I must confess that I can only follow the diagrammed steps to the Time Warp…
...but the rest is really just jazz hands and perpendicular hopping. The real trick of it is not falling in mid thrust on the wet newspaper and rice that has been scattered on the floor by that point.
Yes, Carole and I attended last night's screening of The Rocky Horror Picture Show at the Old Firehall. While we didn't dress up -- I'm only fit to play Riff Raff, and I don't wanna be Riff Raff -- Carole insisted on bringing the usual supplies: rice, newspaper, playing cards. The folks putting on the show supplied party hats, confetti, and noise makers. Some brought water guns and toast.
I'd been to a couple of full-on costumed performances back when the movie played for a decade every Saturday at midnight at the old Towne Theatre in Ottawa. I couldn't remember most of the audience lines but belted out the few that I did. A Magenta in the front row seemed to know most of them. Sadly, there were no on-stage performers.
There were the usual risqué and revealing costumes, but the winner certainly deserved his prize: a gentleman in an orange wig with a few extra folds stuffed into bikini briefs and a pink mesh body suit. Not an officially-sanctioned costume, but certainly in keeping with the spirit. Even more impressive was watching him scoot down First Avenue towards his car after the show, still in the same getup.
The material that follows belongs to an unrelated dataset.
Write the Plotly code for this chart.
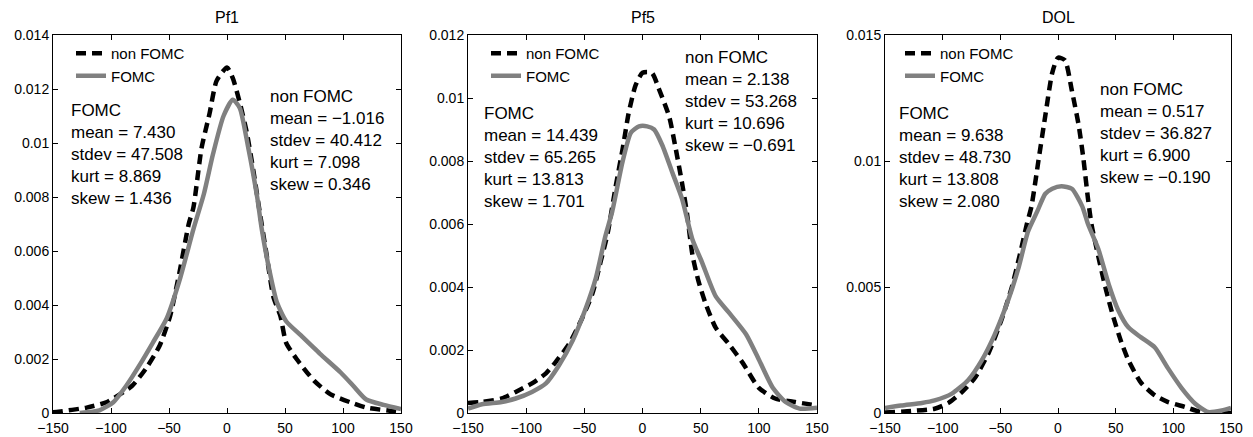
import plotly.graph_objects as go

# ---------------- data ----------------
titles = ["Pf1", "Pf5", "DOL"]

pf1_non_x = [-150, -147, -121, -104, -82, -69, -58, -49, -41, -33, -29, -22, -15, -9, 0, 5, 11, 17, 23, 28, 34, 40, 46, 51, 60, 75, 89, 106, 120, 143, 150]
pf1_non_y = [0.00003, 0.00004, 0.0002, 0.0004, 0.001, 0.0017, 0.0025, 0.0036, 0.0052, 0.007, 0.0076, 0.0098, 0.0111, 0.0123, 0.0128, 0.0124, 0.0115, 0.0104, 0.0089, 0.0075, 0.0059, 0.0043, 0.0036, 0.0026, 0.002, 0.0012, 0.0007, 0.0004, 0.0002, 0.00007, 0.00003]
pf1_fomc_x = [-127, -110, -98, -87, -75, -64, -52, -41, -29, -20, -12, -3, 5, 11, 18, 26, 30, 36, 43, 51, 63, 80, 98, 109, 120, 135, 150]
pf1_fomc_y = [0.0, 0.0001, 0.0004, 0.001, 0.0018, 0.0026, 0.0035, 0.0049, 0.0068, 0.0081, 0.0096, 0.011, 0.0116, 0.0113, 0.0099, 0.008, 0.0068, 0.0054, 0.0041, 0.0034, 0.0029, 0.0022, 0.0015, 0.001, 0.0005, 0.0003, 0.00015]

pf5_non_x = [-150, -138, -121, -109, -95, -83, -75, -63, -52, -43, -36, -30, -23, -17, -12, -6, 0, 8, 14, 23, 28, 34, 38, 43, 48, 54, 63, 74, 86, 100, 114, 131, 150]
pf5_non_y = [0.00032, 0.00035, 0.00046, 0.00067, 0.00094, 0.00126, 0.0016, 0.0022, 0.003, 0.0038, 0.0048, 0.0057, 0.0072, 0.0084, 0.0095, 0.0104, 0.0108, 0.0108, 0.0103, 0.0094, 0.0085, 0.0073, 0.0064, 0.005, 0.0042, 0.0035, 0.0027, 0.0022, 0.0016, 0.0008, 0.00046, 0.00035, 0.00024]
pf5_fomc_x = [-150, -138, -121, -109, -95, -83, -72, -60, -49, -40, -32, -26, -17, -10, -3, 4, 10, 17, 26, 34, 43, 51, 63, 74, 89, 100, 112, 123, 135, 150]
pf5_fomc_y = [0.00014, 0.00028, 0.00035, 0.00046, 0.00067, 0.00094, 0.0015, 0.0023, 0.0033, 0.0043, 0.0056, 0.0064, 0.008, 0.0089, 0.0091, 0.0091, 0.009, 0.0085, 0.0076, 0.0068, 0.0055, 0.0048, 0.0037, 0.0032, 0.0025, 0.0017, 0.0008, 0.00035, 0.00014, 0.00017]

dol_non_x = [-150, -127, -107, -95, -84, -72, -60, -49, -40, -33, -27, -23, -17, -11, -5, 0, 6, 12, 18, 22, 26, 29, 35, 41, 48, 55, 61, 72, 84, 95, 110, 124, 150]
dol_non_y = [0.00002, 0.00008, 0.00017, 0.0004, 0.0008, 0.0014, 0.0024, 0.0037, 0.005, 0.0063, 0.0075, 0.0082, 0.01, 0.0118, 0.0135, 0.0141, 0.014, 0.0128, 0.0114, 0.0101, 0.0085, 0.0075, 0.0062, 0.005, 0.0038, 0.0028, 0.0021, 0.0012, 0.0007, 0.00044, 0.00024, 0.00004, 0.0]
dol_fomc_x = [-150, -136, -118, -107, -92, -78, -66, -55, -43, -34, -26, -18, -11, -5, 3, 12, 21, 26, 35, 44, 52, 61, 72, 84, 95, 107, 119, 130, 142, 150]
dol_fomc_y = [0.0002, 0.0003, 0.0004, 0.0005, 0.00077, 0.0013, 0.0021, 0.0031, 0.0045, 0.0058, 0.0072, 0.008, 0.0087, 0.0089, 0.009, 0.0089, 0.0082, 0.0075, 0.0065, 0.0051, 0.0041, 0.0034, 0.003, 0.0026, 0.0018, 0.001, 0.00037, 0.00004, 0.0001, 0.0002]

non_series = [(pf1_non_x, pf1_non_y), (pf5_non_x, pf5_non_y), (dol_non_x, dol_non_y)]
fomc_series = [(pf1_fomc_x, pf1_fomc_y), (pf5_fomc_x, pf5_fomc_y), (dol_fomc_x, dol_fomc_y)]

fomc_stats = [("7.430", "47.508", "8.869", "1.436"),
              ("14.439", "65.265", "13.813", "1.701"),
              ("9.638", "48.730", "13.808", "2.080")]
non_stats = [("\u22121.016", "40.412", "7.098", "0.346"),
             ("2.138", "53.268", "10.696", "\u22120.691"),
             ("0.517", "36.827", "6.900", "\u22120.190")]

y_ranges = [0.014, 0.012, 0.015]
y_tickvals = [[0, 0.002, 0.004, 0.006, 0.008, 0.01, 0.012, 0.014],
              [0, 0.002, 0.004, 0.006, 0.008, 0.01, 0.012],
              [0, 0.005, 0.01, 0.015]]
y_ticktext = [["0", "0.002", "0.004", "0.006", "0.008", "0.01", "0.012", "0.014"],
              ["0", "0.002", "0.004", "0.006", "0.008", "0.01", "0.012"],
              ["0", "0.005", "0.01", "0.015"]]
x_tickvals = [-150, -100, -50, 0, 50, 100, 150]

# ---------------- layout geometry (pixels) ----------------
W, H = 1253, 437
px_left = [53, 468, 885]
px_right = [401, 817, 1231]
py_top, py_bot = 35, 413

FONT = "Liberation Sans, Arial, Helvetica, sans-serif"

fig = go.Figure()
layout = dict(
    width=W, height=H,
    margin=dict(l=0, r=0, t=0, b=0, autoexpand=False),
    paper_bgcolor="white", plot_bgcolor="white",
    font=dict(family=FONT, size=12, color="black"),
    annotations=[],
)

fomc_block_pos = [(69, 99), (482, 102), (897, 102)]
non_block_pos = [(268, 85), (683, 46), (1098, 78)]
legend_pos = [(71, 37), (486, 37), (900, 37)]

for i in range(3):
    sfx = "" if i == 0 else str(i + 1)
    xa = "x" + sfx
    ya = "y" + sfx
    leg = "legend" + sfx
    fig.add_trace(go.Scatter(
        x=non_series[i][0], y=non_series[i][1], mode="lines",
        line=dict(color="black", width=4.5, dash="10px,6px", shape="spline", smoothing=0.6),
        name="non FOMC", xaxis=xa, yaxis=ya, legend=leg))
    fig.add_trace(go.Scatter(
        x=fomc_series[i][0], y=fomc_series[i][1], mode="lines",
        line=dict(color="#808080", width=4.5, shape="spline", smoothing=0.6),
        name="FOMC", xaxis=xa, yaxis=ya, legend=leg))

    dom_x = [px_left[i] / W, px_right[i] / W]
    dom_y = [(H - py_bot) / H, (H - py_top) / H]
    layout["xaxis" + sfx] = dict(
        domain=dom_x, range=[-150, 150], anchor=ya, automargin=False,
        tickvals=x_tickvals, ticks="inside", ticklen=5, tickcolor="black",
        showline=True, linecolor="black", linewidth=1, mirror="allticks",
        showgrid=False, zeroline=False, tickfont=dict(size=14), fixedrange=True,
        ticklabelstandoff=2)
    layout["yaxis" + sfx] = dict(
        domain=dom_y, range=[0, y_ranges[i]], anchor=xa, automargin=False,
        tickvals=y_tickvals[i], ticktext=y_ticktext[i], ticks="inside", ticklen=5,
        tickcolor="black", showline=True, linecolor="black", linewidth=1,
        mirror="allticks", showgrid=False, zeroline=False,
        tickfont=dict(size=14), fixedrange=True)
    lx, ly = legend_pos[i]
    layout[leg] = dict(
        x=lx / W, y=(H - ly) / H, xanchor="left", yanchor="top",
        bgcolor="rgba(0,0,0,0)", borderwidth=0, traceorder="normal",
        font=dict(size=15, family=FONT), tracegroupgap=0, itemwidth=30)

    layout["annotations"].append(dict(
        text=titles[i], x=(px_left[i] + px_right[i]) / 2 / W, y=(H - 18) / H,
        xref="paper", yref="paper", xanchor="center", yanchor="middle",
        showarrow=False, font=dict(size=16)))
    m, s, k, sk = fomc_stats[i]
    fx, fy = fomc_block_pos[i]
    layout["annotations"].append(dict(
        text=f"FOMC<br>mean = {m}<br>stdev = {s}<br>kurt = {k}<br>skew = {sk}",
        x=fx / W, y=(H - fy) / H, xref="paper", yref="paper",
        xanchor="left", yanchor="top", align="left", showarrow=False,
        font=dict(size=17)))
    m, s, k, sk = non_stats[i]
    nx, ny = non_block_pos[i]
    layout["annotations"].append(dict(
        text=f"non FOMC<br>mean = {m}<br>stdev = {s}<br>kurt = {k}<br>skew = {sk}",
        x=nx / W, y=(H - ny) / H, xref="paper", yref="paper",
        xanchor="left", yanchor="top", align="left", showarrow=False,
        font=dict(size=17)))

fig.update_layout(**layout)
fig.write_html(
    "out.html",
    config={"displayModeBar": False},
    post_script="document.body.style.margin='0';document.body.style.padding='0';",
)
Of course, were it not for the songs and the audience shenanigans, Rocky Horror would be completely unwatchable. The plot makes no sense whatsoever, and although it's meant to be a sendup of schlocky sci-fi B movies, it's far too interested in its own characters to bother with much in the way of satire. Nevertheless, we'll be back in a year for the next showing with lungs and lines at the ready:
"One! Two! Three! Four! Five! Six! Seven! Why so many fucking forks?"